The development of stem cell-based gene therapies is inherently complex due to challenges in understanding and controlling both the therapeutic agents themselves and how the engineered cells interact with the host and pathogens. We are interested in developing and employing novel high-throughput, quantitative biology tools to investigate therapeutically engineered cells and their interactions with pathogens in the body. We use both “wet-lab” and “dry-lab” approaches to study the blood system and viral pathogenesis in gene therapy settings at the individual cell and entire system levels. The goal is to make stem cell therapy more predictable and efficacious.

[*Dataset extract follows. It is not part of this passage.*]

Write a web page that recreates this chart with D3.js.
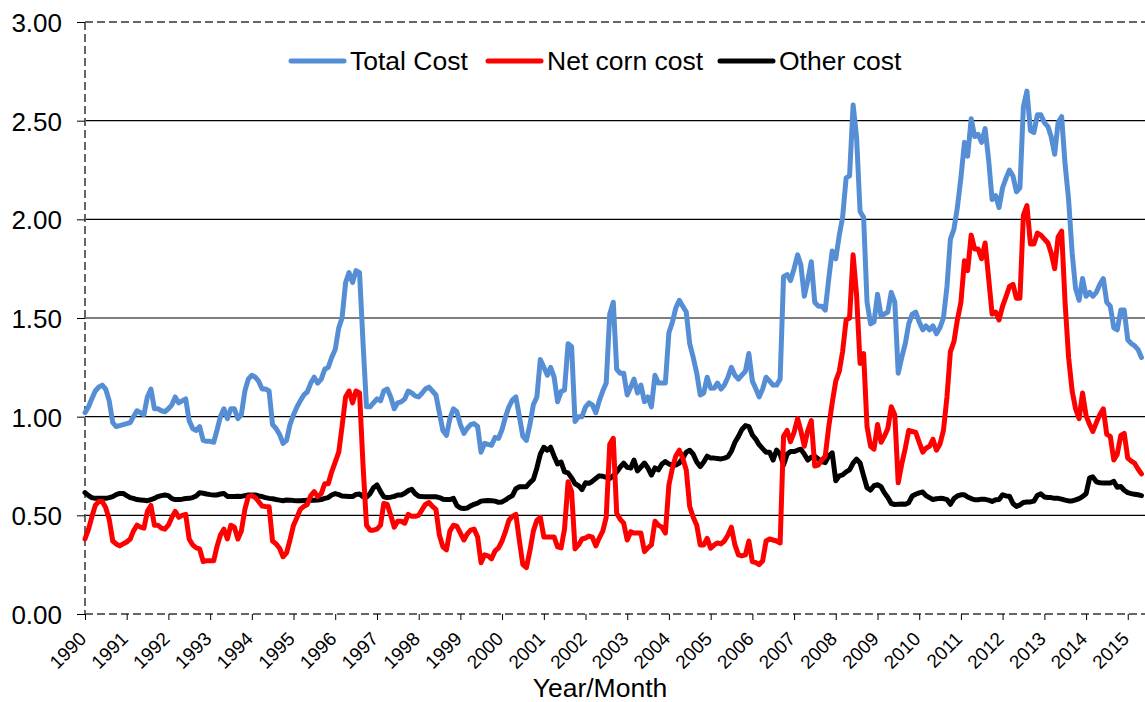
<!DOCTYPE html>
<html>
<head>
<meta charset="utf-8">
<script src="https://cdn.jsdelivr.net/npm/d3@7/dist/d3.min.js"></script>
<style>
  html, body { margin: 0; padding: 0; background: #fff; }
  svg { display: block; font-family: "Liberation Sans", Arial, sans-serif; }
</style>
</head>
<body>
<svg id="chart" width="1145" height="702"></svg>
<script>
// Monthly series, January 1990 through May 2015
const startYear = 1990;
const yearLabels = ["1990","1991","1992","1993","1994","1995","1996","1997","1998","1999","2000","2001","2002",
  "2003","2004","2005","2006","2007","2008","2009","2010","2011","2012","2013","2014","2015"];
const yTickValues = [0, 0.5, 1.0, 1.5, 2.0, 2.5, 3.0];
const seriesNames = ["Total Cost", "Net corn cost", "Other cost"];

const totalCost = [
  1.02,1.05,1.09,1.13,1.15,1.16,1.14,1.08,0.97,0.95,0.955,0.96,
  0.965,0.97,1.00,1.03,1.02,1.01,1.10,1.14,1.04,1.04,1.03,1.025,
  1.04,1.06,1.10,1.07,1.08,1.09,0.98,0.94,0.93,0.95,0.88,0.875,
  0.875,0.87,0.93,1.00,1.04,0.99,1.04,1.04,0.99,1.01,1.13,1.19,
  1.21,1.20,1.18,1.14,1.14,1.13,0.96,0.94,0.91,0.865,0.88,0.96,
  1.01,1.05,1.08,1.11,1.125,1.17,1.20,1.17,1.19,1.24,1.25,1.30,
  1.34,1.45,1.50,1.68,1.73,1.68,1.74,1.73,1.37,1.05,1.05,1.07,
  1.09,1.08,1.13,1.14,1.10,1.04,1.07,1.075,1.09,1.13,1.12,1.105,
  1.10,1.12,1.14,1.15,1.13,1.11,1.02,0.93,0.905,0.99,1.04,1.025,
  0.96,0.915,0.94,0.96,0.965,0.95,0.82,0.865,0.86,0.855,0.895,0.89,
  0.935,1.00,1.05,1.085,1.10,1.00,0.90,0.88,0.96,1.06,1.10,1.29,
  1.25,1.21,1.25,1.20,1.076,1.127,1.135,1.37,1.355,0.975,1.00,1.00,
  1.05,1.07,1.06,1.02,1.08,1.13,1.17,1.52,1.58,1.24,1.22,1.22,
  1.11,1.15,1.19,1.12,1.16,1.076,1.10,1.05,1.21,1.17,1.17,1.17,
  1.425,1.48,1.55,1.59,1.56,1.53,1.37,1.30,1.22,1.11,1.12,1.20,
  1.144,1.145,1.17,1.14,1.16,1.20,1.25,1.21,1.19,1.21,1.23,1.32,
  1.18,1.14,1.10,1.14,1.20,1.18,1.16,1.16,1.19,1.71,1.72,1.69,
  1.75,1.82,1.77,1.61,1.69,1.785,1.58,1.56,1.56,1.54,1.70,1.84,
  1.80,1.92,2.01,2.21,2.22,2.58,2.42,2.04,2.01,1.58,1.47,1.48,
  1.62,1.51,1.52,1.53,1.63,1.58,1.22,1.30,1.37,1.47,1.52,1.53,
  1.48,1.44,1.46,1.44,1.46,1.42,1.45,1.50,1.66,1.90,1.95,2.06,
  2.21,2.39,2.32,2.51,2.42,2.43,2.39,2.46,2.30,2.10,2.12,2.06,
  2.16,2.21,2.25,2.22,2.14,2.16,2.57,2.65,2.45,2.44,2.53,2.53,
  2.49,2.47,2.42,2.33,2.49,2.52,2.28,2.10,1.83,1.65,1.59,1.70,
  1.61,1.63,1.61,1.63,1.67,1.70,1.58,1.56,1.45,1.44,1.54,1.54,
  1.39,1.37,1.36,1.34,1.30
];

const netCornCost = [
  0.38,0.43,0.49,0.55,0.57,0.57,0.54,0.48,0.37,0.355,0.345,0.355,
  0.365,0.38,0.42,0.45,0.44,0.435,0.52,0.55,0.45,0.45,0.435,0.43,
  0.45,0.49,0.52,0.49,0.50,0.505,0.38,0.35,0.335,0.33,0.265,0.27,
  0.27,0.27,0.34,0.40,0.43,0.38,0.45,0.44,0.38,0.42,0.53,0.595,
  0.60,0.59,0.57,0.547,0.545,0.544,0.37,0.355,0.333,0.29,0.31,0.375,
  0.45,0.49,0.53,0.545,0.555,0.60,0.62,0.595,0.61,0.66,0.66,0.72,
  0.77,0.82,0.95,1.10,1.13,1.07,1.13,1.12,0.75,0.45,0.425,0.425,
  0.43,0.45,0.56,0.555,0.50,0.44,0.47,0.47,0.46,0.505,0.495,0.495,
  0.50,0.53,0.555,0.565,0.545,0.53,0.40,0.34,0.325,0.42,0.45,0.445,
  0.41,0.375,0.405,0.425,0.43,0.39,0.26,0.30,0.295,0.28,0.32,0.335,
  0.37,0.42,0.475,0.495,0.505,0.37,0.25,0.235,0.32,0.42,0.475,0.49,
  0.39,0.39,0.39,0.39,0.34,0.335,0.43,0.67,0.62,0.33,0.35,0.38,
  0.385,0.395,0.39,0.345,0.385,0.42,0.49,0.86,0.89,0.51,0.48,0.46,
  0.375,0.417,0.41,0.41,0.41,0.316,0.335,0.35,0.47,0.45,0.44,0.41,
  0.654,0.74,0.80,0.83,0.79,0.73,0.545,0.49,0.45,0.35,0.35,0.383,
  0.333,0.35,0.36,0.355,0.37,0.40,0.44,0.35,0.30,0.295,0.30,0.37,
  0.265,0.26,0.25,0.27,0.37,0.38,0.375,0.37,0.36,0.90,0.93,0.873,
  0.92,0.99,0.93,0.85,0.93,0.98,0.75,0.755,0.78,0.80,0.95,1.07,
  1.18,1.23,1.33,1.49,1.50,1.82,1.62,1.27,1.32,0.95,0.85,0.835,
  0.96,0.87,0.90,0.94,1.05,1.01,0.665,0.76,0.84,0.93,0.925,0.92,
  0.87,0.82,0.84,0.85,0.885,0.83,0.86,0.93,1.10,1.33,1.38,1.49,
  1.58,1.79,1.74,1.92,1.85,1.85,1.80,1.88,1.70,1.52,1.53,1.49,
  1.56,1.61,1.66,1.67,1.60,1.60,2.02,2.07,1.875,1.875,1.93,1.92,
  1.90,1.88,1.83,1.75,1.91,1.94,1.58,1.30,1.13,1.04,0.99,1.12,
  1.005,0.96,0.925,0.97,1.01,1.04,0.91,0.90,0.78,0.81,0.905,0.915,
  0.79,0.775,0.765,0.735,0.71
];

const otherCost = [
  0.615,0.60,0.59,0.586,0.586,0.586,0.586,0.59,0.595,0.605,0.611,0.611,
  0.60,0.59,0.586,0.58,0.578,0.576,0.574,0.58,0.586,0.595,0.60,0.603,
  0.60,0.585,0.58,0.58,0.582,0.585,0.586,0.59,0.598,0.615,0.612,0.608,
  0.605,0.603,0.603,0.608,0.611,0.596,0.595,0.595,0.597,0.596,0.60,0.603,
  0.603,0.603,0.598,0.595,0.59,0.586,0.584,0.58,0.577,0.574,0.578,0.577,
  0.575,0.574,0.574,0.575,0.576,0.576,0.576,0.578,0.58,0.586,0.59,0.603,
  0.61,0.605,0.598,0.597,0.596,0.595,0.606,0.608,0.594,0.592,0.61,0.64,
  0.654,0.62,0.594,0.59,0.592,0.596,0.603,0.603,0.612,0.625,0.632,0.61,
  0.597,0.595,0.594,0.594,0.594,0.594,0.59,0.582,0.58,0.58,0.586,0.55,
  0.537,0.535,0.537,0.548,0.556,0.562,0.572,0.574,0.575,0.574,0.572,0.566,
  0.568,0.578,0.59,0.60,0.635,0.645,0.645,0.645,0.666,0.682,0.74,0.81,
  0.845,0.83,0.845,0.80,0.76,0.77,0.72,0.715,0.69,0.66,0.65,0.63,
  0.665,0.662,0.672,0.687,0.70,0.698,0.692,0.687,0.70,0.72,0.745,0.764,
  0.743,0.74,0.78,0.725,0.745,0.765,0.74,0.704,0.74,0.73,0.76,0.772,
  0.76,0.755,0.755,0.765,0.79,0.82,0.83,0.81,0.77,0.747,0.77,0.80,
  0.79,0.79,0.788,0.786,0.79,0.797,0.825,0.87,0.90,0.935,0.955,0.95,
  0.907,0.885,0.858,0.838,0.82,0.82,0.78,0.831,0.81,0.755,0.81,0.823,
  0.823,0.83,0.835,0.81,0.78,0.795,0.80,0.786,0.772,0.767,0.80,0.817,
  0.675,0.70,0.705,0.72,0.73,0.765,0.785,0.765,0.70,0.64,0.628,0.65,
  0.655,0.645,0.615,0.59,0.56,0.555,0.556,0.557,0.556,0.564,0.598,0.607,
  0.614,0.618,0.60,0.59,0.58,0.584,0.586,0.585,0.58,0.556,0.585,0.598,
  0.604,0.604,0.593,0.585,0.579,0.579,0.582,0.581,0.577,0.57,0.579,0.58,
  0.604,0.598,0.597,0.56,0.545,0.553,0.565,0.568,0.568,0.572,0.602,0.609,
  0.593,0.59,0.59,0.586,0.586,0.582,0.577,0.573,0.573,0.578,0.585,0.595,
  0.609,0.69,0.695,0.67,0.665,0.664,0.664,0.664,0.672,0.642,0.646,0.627,
  0.615,0.61,0.607,0.604,0.60
];

const svg = d3.select("#chart");
const plotLeft = 85, plotRight = 1145, plotTop = 22, plotBottom = 614;
const fontStack = "'Liberation Sans', Arial, sans-serif";

const x = d3.scaleTime()
  .domain([new Date(startYear, 0, 1), new Date(2015, 5, 1)])
  .range([plotLeft, plotRight]);
const y = d3.scaleLinear().domain([0, 3]).range([plotBottom, plotTop]);

const monthDate = i => new Date(startYear, i, 1);

// horizontal gridlines
svg.append("g")
  .selectAll("line")
  .data(yTickValues.filter(v => v > 0 && v < 3))
  .join("line")
  .attr("x1", plotLeft).attr("x2", plotRight)
  .attr("y1", d => y(d)).attr("y2", d => y(d))
  .attr("stroke", "#000").attr("stroke-width", 1.2);

// dashed plot-area border (top, left, bottom)
const border = svg.append("g")
  .attr("stroke", "#666").attr("stroke-width", 2)
  .attr("stroke-dasharray", "8,4").attr("fill", "none");
border.append("line").attr("x1", plotLeft).attr("x2", plotRight).attr("y1", plotTop).attr("y2", plotTop);
border.append("line").attr("x1", plotLeft).attr("x2", plotLeft).attr("y1", plotTop).attr("y2", plotBottom);
border.append("line").attr("x1", plotLeft).attr("x2", plotRight).attr("y1", plotBottom).attr("y2", plotBottom);

// y axis
const yAxis = d3.axisLeft(y)
  .tickValues(yTickValues)
  .tickFormat(d3.format(".2f"))
  .tickSize(8)
  .tickPadding(15);
const gy = svg.append("g").attr("transform", `translate(${plotLeft},0)`).call(yAxis);
gy.attr("font-size", null).attr("font-family", null);
gy.select(".domain").remove();
gy.selectAll(".tick line").attr("stroke", "#000");
gy.selectAll(".tick text")
  .style("font-size", "26px")
  .style("font-family", fontStack)
  .attr("fill", "#000")
  .attr("dy", "0.36em");

// x axis: year ticks with rotated labels
const yearDates = yearLabels.map(s => new Date(+s, 0, 1));
const xAxis = d3.axisBottom(x)
  .tickValues(yearDates)
  .tickFormat((d, i) => yearLabels[i])
  .tickSize(6)
  .tickSizeOuter(0);
const gx = svg.append("g").attr("transform", `translate(0,${plotBottom})`).call(xAxis);
gx.attr("font-size", null).attr("font-family", null);
gx.select(".domain").remove();
gx.selectAll(".tick line").attr("stroke", "#000");
gx.selectAll(".tick text")
  .style("font-size", "19px")
  .style("font-family", fontStack)
  .attr("fill", "#000")
  .attr("text-anchor", "end")
  .attr("y", 0).attr("dy", 0)
  .attr("transform", "translate(2,26) rotate(-45)");

// axis title
svg.append("text")
  .attr("x", 600)
  .attr("y", 697)
  .attr("text-anchor", "middle")
  .style("font-size", "26.5px")
  .style("font-family", fontStack)
  .attr("fill", "#000")
  .text("Year/Month");

// series lines
const line = d3.line()
  .x((d, i) => x(monthDate(i)))
  .y(d => y(d));

const series = [
  { name: seriesNames[0], values: totalCost, color: "#558ED5" },
  { name: seriesNames[2], values: otherCost, color: "#000000" },
  { name: seriesNames[1], values: netCornCost, color: "#FF0000" }
];

svg.append("g")
  .selectAll("path")
  .data(series)
  .join("path")
  .attr("d", d => line(d.values))
  .attr("fill", "none")
  .attr("stroke", d => d.color)
  .attr("stroke-width", 5)
  .attr("stroke-linejoin", "round")
  .attr("stroke-linecap", "round");

// legend
const legendItems = [
  { name: seriesNames[0], color: "#558ED5", x0: 291 },
  { name: seriesNames[1], color: "#FF0000", x0: 488 },
  { name: seriesNames[2], color: "#000000", x0: 720 }
];
const lg = svg.append("g");
const li = lg.selectAll("g").data(legendItems).join("g")
  .attr("transform", d => `translate(${d.x0},61)`);
li.append("line")
  .attr("x1", 0).attr("x2", 53).attr("y1", 0).attr("y2", 0)
  .attr("stroke", d => d.color).attr("stroke-width", 5)
  .attr("stroke-linecap", "round");
li.append("text")
  .attr("x", 59).attr("y", 9)
  .style("font-size", "26.5px")
  .style("font-family", fontStack)
  .attr("fill", "#000")
  .text(d => d.name);
</script>
</body>
</html>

Understanding Requirements for Curing HIV/AIDS with Stem Cell Gene Therapy
Anti-HIV gene therapy is a new treatment paradigm that can provide lifelong protection against HIV‑1 infection. The basic principle is to genetically modify stem cells such that the progeny of the engineered cells, including CD4+ T-cells and macrophages, are resistant to HIV-1 infection. The study of the “Berlin patient” – the only case so far cured of HIV after allogeneic transplantation with HIV resistant CCR5Δ32 donor cells (with a 32 bp deletion in the HIV-1 co-receptor, CCR5) – has generated tremendous hope for this new therapy: to date, the patient’s HIV remains completely undetectable. Multiple clinical trials for anti-HIV gene therapy are currently ongoing in the United States. The success of such therapy is dependent upon achieving sufficient levels of therapeutic gene modification to protect the immune system against HIV-1. From the Berlin patient case study, it appears that 100% repopulation by CCR5Δ32 cells cures HIV-1. However, the critical question of whether a less-than-maximal transplant repopulation level can provide full or partial protection from HIV-1 has not been addressed experimentally or theoretically. We are interested in investigating the temporal and spatial dynamics of anti-HIV-engineered hematopoietic stem cells (HSCs) and T-cells using nonhuman primate and murine models of anti-HIV gene therapy. We hypothesize that for HSC-based anti-HIV gene therapy, there exists a critical T-cell repopulation threshold that must be exceeded for the immune system to be fully protected from HIV infection. Establishing and understanding the parameters for determining this threshold is critical to the development of transplant protocols that make repopulation with gene-engineered cells therapeutically effective for preventing the progression of or curing HIV-1.
Understanding the Stem Cell-Like T-Cells in Anti-HIV Therapy Settings
Recent discoveries about the extensive self-renewal and multipotent properties of stem cell-like T-cells, including the T-memory stem cell (TSCM) and IL-17-secreting Th17, have opened new avenues for immunotherapy against HIV/AIDS and advanced cancers. Interestingly, research suggests that these potentially useful gene delivery vehicles may also be a major barrier to the elimination of HIV in patients insofar as they appear to serve as a long-term reservoir of latent HIV-1, a stubborn aspect of HIV infection that necessitates a life-long drug treatment. Thus these cells are emerging as a major therapeutic target in patients with HIV-1. The goal of investigating these cells in an anti-HIV therapy setting is twofold: (1) to understand the basic biology of TSCM and Th17 in the presence of HIV-1 and (2) to examine the safety and efficacy of these cells as a gene-delivery vehicle for long-term immunotherapy for HIV/AIDS or advanced cancers. We use animal models to study (i) the effects of integrated HIV-1 DNA molecules (both replication-competent and replication-incompetent forms) upon cellular functions, and (ii) behavior patterns of T-cells (HIV-1 protected and unprotected) and (iii) the inherited or predetermined factors underlying the cellular behaviors. We will analyze tissue samples from HIV-1 infected patients to characterize latently infected T-cells in various anatomic sites.
Multiscale Modeling – Connecting Genes to a Single Cell, Groups of Cells and Their Coordinated Behaviors in the Blood System.
The blood system is complex because it operates at multiple levels (or scales): molecular, cellular, tissue, and environmental. Physical and chemical laws have been applied to predict blood diseases and treatment outcomes, but limitations are frequently encountered because most current models work on a single scale (e.g., cellular or molecular) and are based on datasets that do not take the cellular heterogeneity and multicellular communications into account. We are interested in developing a new high-throughput genetic screening system that can quantify the cell/tissue-level consequences resulting from gene-level perturbations of stem cells. Individual genes will be tested in a high-throughput fashion using cellular barcoding technologies and transgenic animal models for clonal-level tracking of gene modified stem cells and their progeny cells over time in various tissues and organs. The ultimate goal is to develop a mutiscale, quantitative model of the blood system that will be useful for both basic biology and clinical studies.